Djika Republik Indonesia tidak mau atau tidak mampu mereka diminta untuk mengandjurkan bahwa para pengungsi Kariu – setidaknja mereka jang ingin – mendapat tempat perlindungan jang aman di salah satu negara jang telah menandatangani Perjanjian Pengungsi PBB tahun 1951.

Dalam pengantar surat pemerintah RMS mendjelaskan kenapa mereka mengekspresikan diri tentang masalah Kariu dan untuk apa mereka berpaling kepada Komisaris Tinggi PBB untuk Pengungsi. Setjara singkat mereka mempertimbangkan legitimasi proklamasi RMS pada tanggal 25 April 1950 dan menurut Hukum Internasional, RMS masih eksis.

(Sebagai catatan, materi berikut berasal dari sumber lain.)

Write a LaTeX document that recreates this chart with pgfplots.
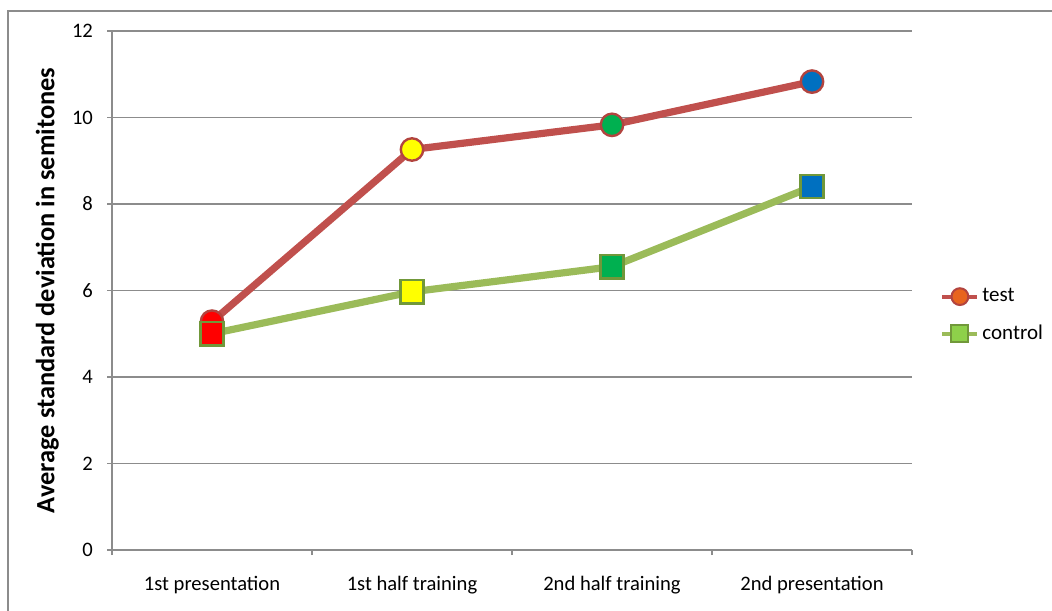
\documentclass[border=0pt]{standalone}
\usepackage{pgfplots}
\pgfplotsset{compat=1.18}
\usepackage{fontspec}
\setmainfont{Carlito}

\definecolor{testred}{HTML}{C0504D}
\definecolor{testedge}{HTML}{B2443F}
\definecolor{ctrlgreen}{HTML}{9BBB59}
\definecolor{ctrledge}{HTML}{71983A}
\definecolor{gridgray}{HTML}{8C8C8C}
\definecolor{mred}{HTML}{FF0000}
\definecolor{myellow}{HTML}{FFFF00}
\definecolor{mgreen}{HTML}{00B050}
\definecolor{mblue}{HTML}{0070C0}
\definecolor{legorange}{HTML}{E8641E}
\definecolor{leggreen}{HTML}{8ED04A}

\begin{document}
\begin{tikzpicture}
% page: 526pt x 305pt
\useasboundingbox (0pt,0pt) rectangle (526pt,305pt);
% outer chart frame (left and top edges fall inside the page)
\draw[gridgray, line width=0.6pt] (4pt,-10pt) -- (4pt,299.5pt) -- (540pt,299.5pt);

\begin{axis}[
  at={(56pt,30pt)}, anchor=south west,
  scale only axis, width=400pt, height=259.5pt,
  xmin=0.5, xmax=4.5, ymin=0, ymax=12,
  axis x line*=bottom, axis y line*=left,
  axis line style={gridgray, line width=0.75pt},
  xtick={1,2,3,4},
  xticklabels={1st presentation,1st half training,2nd half training,2nd presentation},
  minor xtick={0.5,1.5,2.5,3.5,4.5},
  ytick={0,2,...,12},
  ymajorgrids, grid style={gridgray, line width=0.75pt},
  major x tick style={draw=none},
  minor x tick style={gridgray, line width=0.75pt},
  major y tick style={gridgray, line width=0.75pt},
  tick align=outside,
  major tick length=2.5pt, minor tick length=2.5pt,
  /pgf/number format/assume math mode=true,
  tick label style={font=\fontsize{10.3}{12}\selectfont, text=black},
  xticklabel style={yshift=-7pt},
  yticklabel style={xshift=-3.5pt},
  ylabel={Average standard deviation in semitones},
  ylabel style={font=\bfseries\fontsize{13.2}{15}\selectfont, at={(axis description cs:-0.081,0.5)}, anchor=center},
  legend style={draw=none, fill=none, at={(axis description cs:1.035,0.452)}, anchor=west,
    font=\fontsize{10.5}{12}\selectfont, row sep=7pt, inner sep=0pt,
    nodes={inner sep=1.5pt}},
  legend cell align=left,
  clip=false,
]
% test series
\addplot[testred, line width=3.6pt, mark=none,
  legend image code/.code={
    \draw[testred, line width=2pt] (0pt,0pt) -- (17.5pt,0pt);
    \draw[fill=legorange, draw=testedge, line width=1pt] (8.75pt,0pt) circle (4.2pt);
  }] coordinates {(1,5.28) (2,9.26) (3,9.83) (4,10.83)};
\addlegendentry{test}
\addplot[only marks, mark=*, mark size=5.6pt, mark options={draw=testedge, fill=mred, line width=1.2pt}, forget plot] coordinates {(1,5.28)};
\addplot[only marks, mark=*, mark size=5.6pt, mark options={draw=testedge, fill=myellow, line width=1.2pt}, forget plot] coordinates {(2,9.26)};
\addplot[only marks, mark=*, mark size=5.6pt, mark options={draw=testedge, fill=mgreen, line width=1.2pt}, forget plot] coordinates {(3,9.83)};
\addplot[only marks, mark=*, mark size=5.6pt, mark options={draw=testedge, fill=mblue, line width=1.2pt}, forget plot] coordinates {(4,10.83)};

% control series
\addplot[ctrlgreen, line width=3.6pt, mark=none,
  legend image code/.code={
    \draw[ctrlgreen, line width=2pt] (0pt,0pt) -- (17.5pt,0pt);
    \draw[fill=leggreen, draw=ctrledge, line width=1pt] (4.5pt,-4.25pt) rectangle (13pt,4.25pt);
  }] coordinates {(1,5.00) (2,5.97) (3,6.55) (4,8.40)};
\addlegendentry{control}
\addplot[only marks, mark=square*, mark size=5.8pt, mark options={draw=ctrledge, fill=mred, line width=1.2pt}, forget plot] coordinates {(1,5.00)};
\addplot[only marks, mark=square*, mark size=5.8pt, mark options={draw=ctrledge, fill=myellow, line width=1.2pt}, forget plot] coordinates {(2,5.97)};
\addplot[only marks, mark=square*, mark size=5.8pt, mark options={draw=ctrledge, fill=mgreen, line width=1.2pt}, forget plot] coordinates {(3,6.55)};
\addplot[only marks, mark=square*, mark size=5.8pt, mark options={draw=ctrledge, fill=mblue, line width=1.2pt}, forget plot] coordinates {(4,8.40)};
\end{axis}
\end{tikzpicture}
\end{document}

Pemerintah RMS menganggap warga wilajah RMS sebagai warga negaranja. Meskipun setjara de facto Republik Indonesia sebagai penguasa pendudukan – membebankan kewarganegaraan Indonesia kepada mereka – tidak mengubah hal ini.

Pemerintah RMS ingin menekankan bahwa surat itu tidak dimaksudkan untuk memihak dalam konflik antara dua negeri jang terlibat Kariu dan Pelauw. Pemerintah RMS memang menganggapnja sebagai tanggung djawab di mana Republik Indonesia melanggar hak asasi manusia – terlepas dari latar belakang warganja dan penjebab konflik – untuk mengatasi pelanggaran ini.